В жизни моей не было человека, старшего родственника – поэта, школьного преподавателя, который открыл бы мне стихи. Нужно ведь для этого так немного: читать, читать, зачитываться до наркоза и потом искать причину этого гипнотического воздействия стихотворений.

Поэтому к Пушкину, Лермонтову, Державину я вернулся позже – после Есенина, Северянина, Блока, Хлебникова и Маяковского.

Я продвигался ощупью, как слепой, от книжки к книжке, от имени к имени, то в глубь веков, то делая прыжок в современность – к крайнему модернизму, к кубистам и Крученых.
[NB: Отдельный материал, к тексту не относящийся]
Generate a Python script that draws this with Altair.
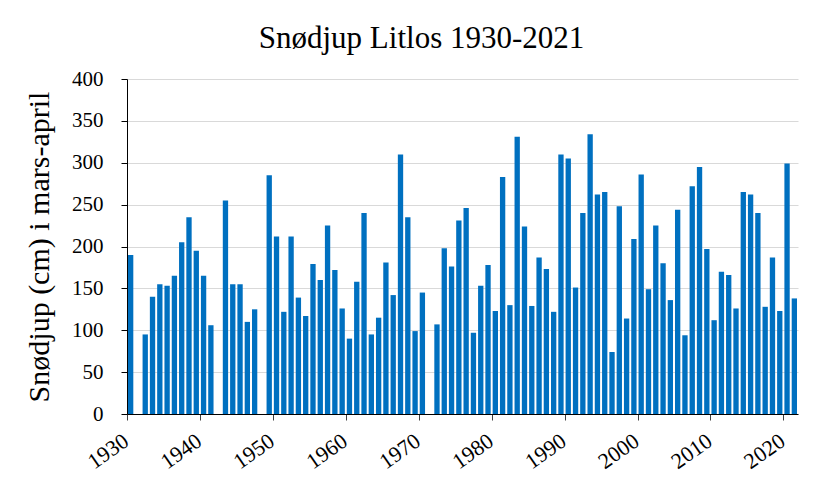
import altair as alt
import pandas as pd

years = [1930, 1932, 1933, 1934, 1935, 1936, 1937, 1938, 1939, 1940, 1941,
         1943, 1944, 1945, 1946, 1947, 1949, 1950, 1951, 1952, 1953, 1954,
         1955, 1956, 1957, 1958, 1959, 1960, 1961, 1962, 1963, 1964, 1965,
         1966, 1967, 1968, 1969, 1970, 1972, 1973, 1974, 1975, 1976, 1977,
         1978, 1979, 1980, 1981, 1982, 1983, 1984, 1985, 1986, 1987, 1988,
         1989, 1990, 1991, 1992, 1993, 1994, 1995, 1996, 1997, 1998, 1999,
         2000, 2001, 2002, 2003, 2004, 2005, 2006, 2007, 2008, 2009, 2010,
         2011, 2012, 2013, 2014, 2015, 2016, 2017, 2018, 2019, 2020, 2021]
depth = [190, 95, 140, 155, 153, 165, 205, 235, 195, 165, 106,
         255, 155, 155, 110, 125, 285, 212, 122, 212, 139, 117,
         179, 160, 225, 172, 126, 90, 158, 240, 95, 115, 181,
         142, 310, 235, 99, 145, 107, 198, 176, 231, 246, 97,
         153, 178, 123, 283, 130, 331, 224, 129, 187, 173, 122,
         310, 305, 151, 240, 334, 262, 265, 74, 248, 114, 209,
         286, 149, 225, 180, 136, 244, 94, 272, 295, 197, 112,
         170, 166, 126, 265, 262, 240, 128, 187, 123, 299, 138]
decade_ticks = [1930, 1940, 1950, 1960, 1970, 1980, 1990, 2000, 2010, 2020]
y_ticks = [0, 50, 100, 150, 200, 250, 300, 350, 400]

df = pd.DataFrame({"year": years, "depth": depth})

chart = alt.Chart(df).transform_calculate(
    x0="datum.year + 0.135", x1="datum.year + 0.865"
).mark_bar(color="#0070C0").encode(
    x=alt.X("x0:Q",
            scale=alt.Scale(domain=[1930, 2022], nice=False, zero=False),
            axis=alt.Axis(values=decade_ticks, format="d", title=None,
                          labelAngle=-35, labelAlign="right", labelBaseline="top",
                          labelPadding=10, labelOffset=-7, tickSize=6, grid=False,
                          labelFontSize=22,
                          domainColor="#000000", tickColor="#404040")),
    x2="x1:Q",
    y=alt.Y("depth:Q",
            scale=alt.Scale(domain=[0, 400], nice=False),
            axis=alt.Axis(values=y_ticks, title="Snødjup (cm) i mars-april",
                          titleFontSize=30, titlePadding=17, labelPadding=18,
                          tickSize=6, grid=True, gridColor="#d9d9d9",
                          domainColor="#000000", tickColor="#000000")),
    y2=alt.datum(0),
).properties(
    width=671,
    height=335,
    autosize=alt.AutoSizeParams(type="none"),
    padding={"left": 119, "top": 71, "right": 16, "bottom": 63},
    title=alt.TitleParams("Snødjup Litlos 1930-2021", fontSize=31,
                          font="Liberation Serif", fontWeight="normal",
                          anchor="middle", dx=-41, offset=13, color="#000000"),
).configure_axis(
    labelFont="Liberation Serif", titleFont="Liberation Serif",
    labelFontSize=21, labelColor="#000000", titleColor="#000000",
    titleFontWeight="normal",
).configure_view(stroke=None)

chart.save("out.html", embed_options={"renderer": "svg", "actions": False})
Самостоятельно воспитывал доверие к самому себе.

Такой способ имеет свои преимущества, но и отрицательного тут очень много – потери времени на лишнее чтение, на поверженных кумиров.

Я поздно понял, что имеется Пушкин – величайший русский поэт. Что пока человек, живущий стихами, этого не поймет – он сам еще не стал взрослым.

Я понял также, что Пушкин, как и Лермонтов, – поэты очень сложные и начинать приобщение к русской поэзии с этих двух имен нельзя. Не говоря уж о Тютчеве, Баратынском, Фете, не говоря о великих русских лириках XX века.

Я понял, что для приучения читателя к поэзии, к ее вопросам, к ее секретам, возбуждения интереса к ее чудесам нужно начинать с двух поэтов – Некрасова и Алексея Константиновича Толстого.

Только эти два поэта могут приоткрыть человеку, не имевшему дела с поэзией, дорогу в истинное царство поэзии.

С 1923 г. я живу в Москве, пишу по-прежнему стихи, даже отдаю в редакцию "Красной Нови", "Красной Нивы", получая, разумеется, отказы.

В 1927 году я послал несколько своих стихотворений в "Новый ЛЕФ", чья программа вызывала у меня симпатию, и неожиданно получил большое личное письмо от Н.Н. Асеева.

Н.Н. Асеев и есть тот человек, который всерьез оценил мои стихи. По ряду обстоятельств мне не пришлось завязать этот знакомство, поддержать эту переписку. Но примерно через год – вне всякой связи с Н.Н. Асеевым и его письмом – я попал в лефовский кружок, которым руководил О.М.Брик, в Гендриков переулок, и познакомился с одним из художников, бросившим искусство ради журнализма, – Волковым-Ланнитом, тем самым, что написал сам книгу о Родченко, автором большой работы "Ленин в фотоискусстве".

Это было время горячих споров, горячих действий, время раскола "Нового ЛЕФа". В этом расколе я был на стороне С.М. Третьякова, а не Маяковского. Зимой 1928 г. я бывал на М. Бронной у С.М. Третьякова, переписывался с ним. Бывал и у Волкова-Ланнита.

Позднее вместе с Борисом Южаниным я написал несколько скетчей для "Синей блузы".

Был на занятиях кружка конструктивистов при журнале "Красное студенчество", которым руководил Илья Сельвинский, еще называвшийся Эллий-Карл.

От тех времен сохранила одна моя знакомая стихотворение "Ориноко" – реализм биографического материала в романтическом плане.

Во все эти кружки меня привлекало тогда, кроме желания чему-то научиться, бесполезность борьбы с самим собой: бесполезность эпитимьи запрета, зарока – в отношении стихов – была понята мной очень быстро, и я перестал бороться сам с собой.

Ожидал только часа, когда написанное будет нужно кому-нибудь, кроме самого меня, – и будет новостью, открытием, чудом.

В тридцатые годы написано мною более сотни стихотворений: стихи эти не сохранились. Недавно дочь моих прежних знакомых напомнила о стихотворении "Желтый пепел мимоз", о котором я давно забыл.

Кроме того желания постичь чудо искусства или тайны мастерства в литературных кружках того времени, и литература того времени привлекала меня потому, что очень хотелось знать, какую жидкость наливают в черепную коробку поэтов – что это за люди? Как становятся поэтами? Кто стал поэтом?